Three-Dimensional, Non-Isothermal Simulations of the Effect of Speed Ratio in Partially-Filled Rubber Mixing

Abstract

Abstract Three-dimensional, transient, non-isothermal calculations have been carried out using a commercial computational fluid dynamics (CFD) software in a two-wing rotor-equipped chamber partially-filled (75% fill factor) with rubber, to analyze the mixing efficiency for three different rotor speed ratios of 1, 1.125 and 1.5. The moving mesh technique has been used to incorporate the motion of the rotors. The Eulerian based volume of fluid (VOF) method has been used to track the interface between the two fluids, which are rubber and air. To assign the highly viscous and non-Newtonian properties of rubber, the Carreau-Yasuda model along with an exact Arrhenius formulation that accounts for the shear and temperature dependent viscosity, has been used here.

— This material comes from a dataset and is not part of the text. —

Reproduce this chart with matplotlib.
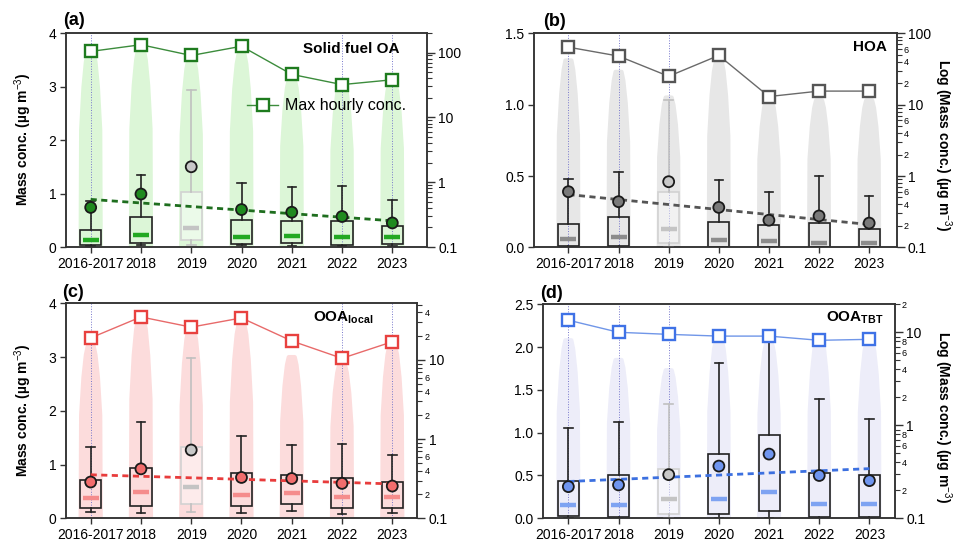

Governing equations including the continuity, momentum and energy equations have been solved to characterize the flow field and various mixing parameters. Eulerian-based fields such as velocity magnitude, viscous heat generation, and average temperature and viscosity are compared between cases with different speed ratios. Dispersive and distributive mixing behaviour are assessed through a Lagrangian approach that tracks the paths of a set of massless particles. Statistical quantities such as cumulative distribution of maximum shear stress, cluster distribution index, and axial and inter-chamber particle transfer rates are calculated and presented as well. Results showed that the speed ratio of 1.5 displayed the best dispersive and distributive mixing characteristics in comparison to the other cases.